Está tudo aqui: a tentação pelo lado negro da Força, as reviravoltas, referências explícitas a combates do passado, como o combate entre os andadores da Primeira Ordem e os veículos da Resistência ou as batalhas espaciais entre cruzadores e destroyers, além, claro, das escaramuças entre Tie Fighters e X-Wings. Mesmo em meio a tanta autorreferência, há espaço para novidades. Tem mais humor neste longa, de um jeito como nunca se viu na saga. Também tem muitos bichinhos adoráveis, talvez até em excesso, que fornecem, junto com os robôs, o alívio cômico necessário e já esperado. Tem a presença de Carrie Fisher, vivendo sua imortal Princesa Leia, com a autoridade máxima dentro deste universo. Tem Mark Hamill, oferecendo um Luke envelhecido e desiludido com seu destino materializado. E tem as ótimas atuações de Daisy Ridley e, especialmente, de Adam Driver, que faz seu Kylo Ren evoluir do estado “emo” do filme anterior para um moleque maligno sem escrúpulos ou qualquer sombra de caráter – ainda que permaneça algo muito misterioso sobre sua verdadeira natureza, que, certamente ficará para o próximo filme.

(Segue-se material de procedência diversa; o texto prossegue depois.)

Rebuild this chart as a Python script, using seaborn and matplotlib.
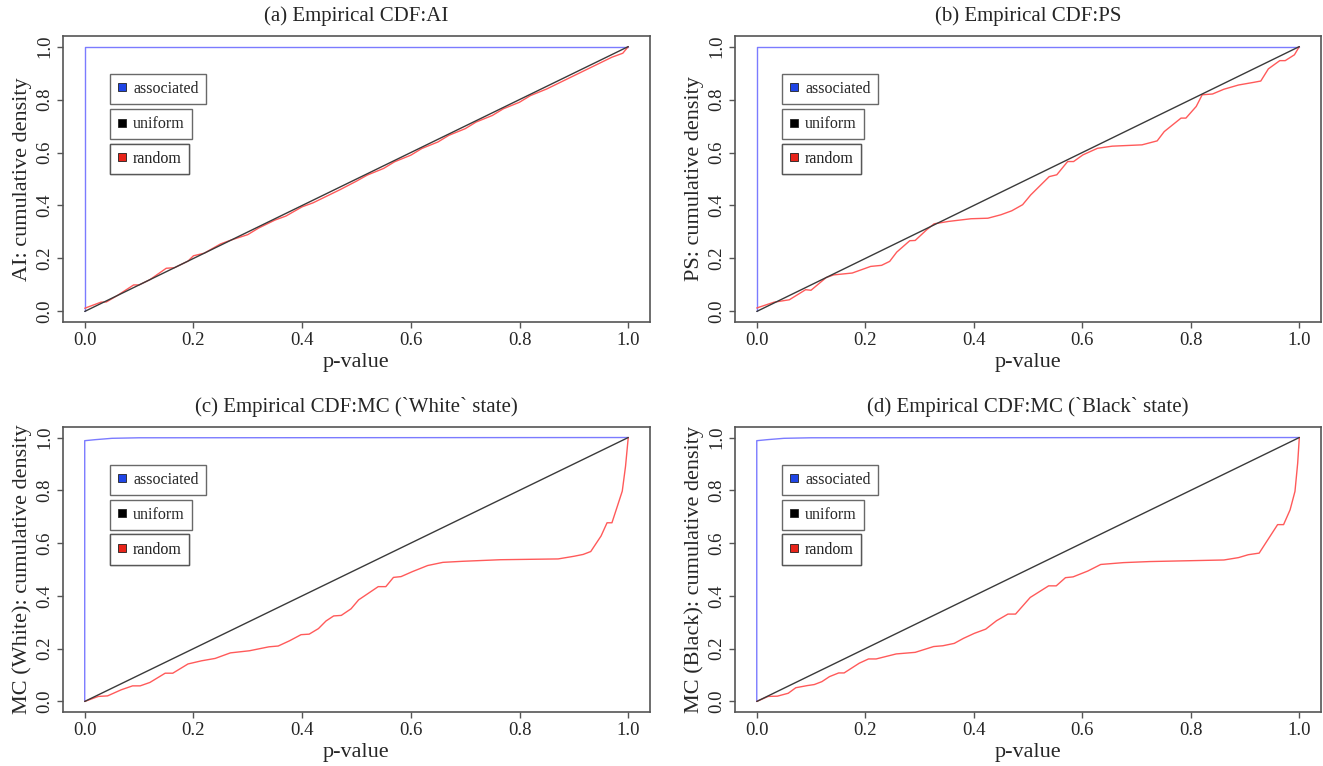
import matplotlib
matplotlib.use("Agg")
import matplotlib.pyplot as plt
import seaborn as sns
from matplotlib.lines import Line2D

sns.set_style("ticks")
plt.rcParams['font.family'] = ['Liberation Serif', 'DejaVu Serif']

# uniform reference line
uni_x = [0.0, 1.0]
uni_y = [0.0, 1.0]

# associated ECDF
assoc_ab_x = [0.0, 0.0, 1.0]
assoc_ab_y = [0.0, 1.0, 1.0]
assoc_cd_x = [0.0, 0.0, 0.02, 0.05, 0.1, 1.0]
assoc_cd_y = [0.0, 0.988, 0.992, 0.997, 0.999, 1.0]

# random ECDFs
rand_ai_x = [0, 0.03, 0.04, 0.06, 0.09, 0.1, 0.12, 0.15, 0.165, 0.19, 0.2, 0.22, 0.25, 0.27,
             0.3, 0.32, 0.35, 0.37, 0.4, 0.42, 0.45, 0.47, 0.5, 0.52, 0.55, 0.57, 0.6, 0.62,
             0.65, 0.67, 0.7, 0.72, 0.75, 0.77, 0.8, 0.82, 0.85, 0.87, 0.9, 0.92, 0.95, 0.97,
             0.99, 1.0]
rand_ai_y = [0.012, 0.035, 0.036, 0.06, 0.1, 0.1, 0.12, 0.163, 0.165, 0.19, 0.21, 0.22, 0.255,
             0.27, 0.29, 0.315, 0.345, 0.36, 0.395, 0.41, 0.44, 0.46, 0.492, 0.515, 0.54, 0.565,
             0.59, 0.615, 0.64, 0.665, 0.69, 0.715, 0.74, 0.765, 0.79, 0.815, 0.84, 0.86, 0.89,
             0.91, 0.94, 0.96, 0.975, 1.0]

rand_ps_x = [0, 0.032, 0.06, 0.09, 0.10, 0.128, 0.142, 0.176, 0.21, 0.23, 0.245, 0.258, 0.282,
             0.292, 0.313, 0.327, 0.354, 0.395, 0.426, 0.45, 0.47, 0.49, 0.505, 0.539, 0.553,
             0.573, 0.584, 0.601, 0.628, 0.655, 0.71, 0.738, 0.751, 0.782, 0.791, 0.81, 0.821,
             0.84, 0.861, 0.888, 0.916, 0.929, 0.943, 0.964, 0.974, 0.991, 1.0]
rand_ps_y = [0.013, 0.035, 0.044, 0.082, 0.08, 0.128, 0.138, 0.145, 0.17, 0.174, 0.189, 0.224,
             0.267, 0.268, 0.308, 0.331, 0.34, 0.35, 0.352, 0.365, 0.38, 0.403, 0.44, 0.509,
             0.516, 0.566, 0.566, 0.591, 0.616, 0.624, 0.629, 0.644, 0.679, 0.73, 0.73, 0.774,
             0.818, 0.821, 0.839, 0.855, 0.865, 0.87, 0.916, 0.947, 0.947, 0.969, 1.0]

rand_mcw_x = [0, 0.025, 0.042, 0.067, 0.088, 0.102, 0.12, 0.148, 0.162, 0.19, 0.215, 0.24, 0.268,
              0.303, 0.339, 0.356, 0.377, 0.398, 0.413, 0.43, 0.444, 0.458, 0.472, 0.49, 0.504,
              0.54, 0.554, 0.568, 0.582, 0.603, 0.631, 0.659, 0.695, 0.765, 0.871, 0.9, 0.917,
              0.931, 0.95, 0.961, 0.97, 0.98, 0.989, 0.995, 1.0]
rand_mcw_y = [0, 0.019, 0.021, 0.044, 0.059, 0.059, 0.072, 0.107, 0.107, 0.142, 0.154, 0.163,
              0.184, 0.192, 0.207, 0.21, 0.23, 0.253, 0.255, 0.276, 0.305, 0.324, 0.326, 0.351,
              0.385, 0.435, 0.435, 0.47, 0.473, 0.492, 0.515, 0.527, 0.531, 0.537, 0.54, 0.55,
              0.557, 0.568, 0.627, 0.677, 0.677, 0.74, 0.797, 0.891, 1.0]

rand_mcb_x = [0, 0.021, 0.038, 0.058, 0.072, 0.093, 0.106, 0.12, 0.134, 0.151, 0.161, 0.189,
              0.206, 0.22, 0.257, 0.292, 0.326, 0.343, 0.364, 0.381, 0.401, 0.422, 0.442, 0.463,
              0.477, 0.504, 0.538, 0.552, 0.569, 0.583, 0.61, 0.634, 0.676, 0.724, 0.861, 0.888,
              0.906, 0.926, 0.943, 0.96, 0.971, 0.983, 0.992, 0.997, 1.0]
rand_mcb_y = [0, 0.019, 0.02, 0.031, 0.052, 0.06, 0.064, 0.075, 0.094, 0.108, 0.108, 0.145,
              0.161, 0.161, 0.18, 0.186, 0.208, 0.211, 0.22, 0.239, 0.258, 0.274, 0.306, 0.331,
              0.331, 0.394, 0.438, 0.438, 0.469, 0.472, 0.494, 0.519, 0.526, 0.53, 0.536, 0.545,
              0.556, 0.562, 0.616, 0.67, 0.67, 0.726, 0.796, 0.903, 1.0]

titles = ["(a) Empirical CDF:AI", "(b) Empirical CDF:PS",
          "(c) Empirical CDF:MC (`White` state)", "(d) Empirical CDF:MC (`Black` state)"]
ylabels = ["AI: cumulative density", "PS: cumulative density",
           "MC (White): cumulative density", "MC (Black): cumulative density"]
legend_names = ["associated", "uniform", "random"]
legend_colors = ["#1f45e6", "#000000", "#e8241a"]

panels = [
    (assoc_ab_x, assoc_ab_y, rand_ai_x, rand_ai_y),
    (assoc_ab_x, assoc_ab_y, rand_ps_x, rand_ps_y),
    (assoc_cd_x, assoc_cd_y, rand_mcw_x, rand_mcw_y),
    (assoc_cd_x, assoc_cd_y, rand_mcb_x, rand_mcb_y),
]

positions = [
    [0.0476, 0.5796, 0.4437, 0.3734],
    [0.5556, 0.5796, 0.4429, 0.3734],
    [0.0476, 0.0705, 0.4437, 0.3721],
    [0.5556, 0.0705, 0.4429, 0.3721],
]

fig = plt.figure(figsize=(13.23, 7.66), dpi=100)
ticks = [0.0, 0.2, 0.4, 0.6, 0.8, 1.0]
edge = "#555555"

for i, (ax_x, ax_y, rx, ry) in enumerate(panels):
    ax = fig.add_axes(positions[i])
    sns.lineplot(x=ax_x, y=ax_y, ax=ax, color="#7b7bff", lw=1.0, sort=False, estimator=None)
    sns.lineplot(x=rx, y=ry, ax=ax, color="#ff5a5a", lw=1.0, sort=False, estimator=None)
    sns.lineplot(x=uni_x, y=uni_y, ax=ax, color="#3a3a3a", lw=1.0, sort=False, estimator=None)
    ax.set_xlim(-0.04, 1.04)
    ax.set_ylim(-0.04, 1.04)
    ax.set_xticks(ticks)
    ax.set_yticks(ticks)
    ax.set_xticklabels([f"{t:.1f}" for t in ticks], fontsize=13.5)
    ax.set_yticklabels([f"{t:.1f}" for t in ticks], fontsize=13.5, rotation=90, va="center")
    ax.tick_params(direction="out", length=4, width=1, color=edge, pad=3)
    for s in ax.spines.values():
        s.set_visible(True)
        s.set_color(edge)
        s.set_linewidth(1.2)
    ax.set_title(titles[i], fontsize=15, pad=11)
    ax.set_xlabel("p-value", fontsize=16, labelpad=3)
    ax.set_ylabel(ylabels[i], fontsize=16, labelpad=3)

    # three separate legend boxes, one per series
    tops = [0.868, 0.745, 0.623]
    for name, col, top in zip(legend_names, legend_colors, tops):
        h = Line2D([], [], marker="s", linestyle="", markersize=5.5,
                   markerfacecolor=col, markeredgecolor="#222222", markeredgewidth=0.6)
        leg = ax.legend([h], [name], loc="upper left", bbox_to_anchor=(0.08, top),
                        fontsize=11.5, frameon=True, fancybox=False, handlelength=0.6,
                        handletextpad=0.4, borderpad=0.45, borderaxespad=0)
        leg.get_frame().set_edgecolor("#444444")
        leg.get_frame().set_linewidth(1.0)
        ax.add_artist(leg)

fig.savefig("out.png", dpi=100)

A trama tem alguns arcos desnecessários, como o que introduz o hacker DJ (Benício Del Toro), algo que poderia ser evitado. Tem a chegada de uma nova e adorável personagem, Rose (Kelly Marie Tran), que tem fôlego suficiente para tornar-se integrante do primeiro time. E tem a volta de gente querida dos filmes clássicos, que aparecem mais ou menos tempo na telona, provocando reações do publico. O roteiro apresenta alguns problemas, especialmente no meio do filme, quando perde o fôlego, mas o recupera bravamente no terço final, chegando a promover algumas cenas que arrancaram aplausos no cinema. Há ainda surpresas genuínas e um final pra lá de coerente, que fez este velho fã ficar arrepiado nas bochechas e na nuca.

Os Últimos Jedi é bom divertimento, bem dirigido e roteirizado por Rian Johnson. É um filme bom, digno de levar o selo Star Wars. Ainda que, repito, a autorreferência ao passado seja excessiva em alguns momentos, a recomendação é a de vê-lo mais de uma vez na telona.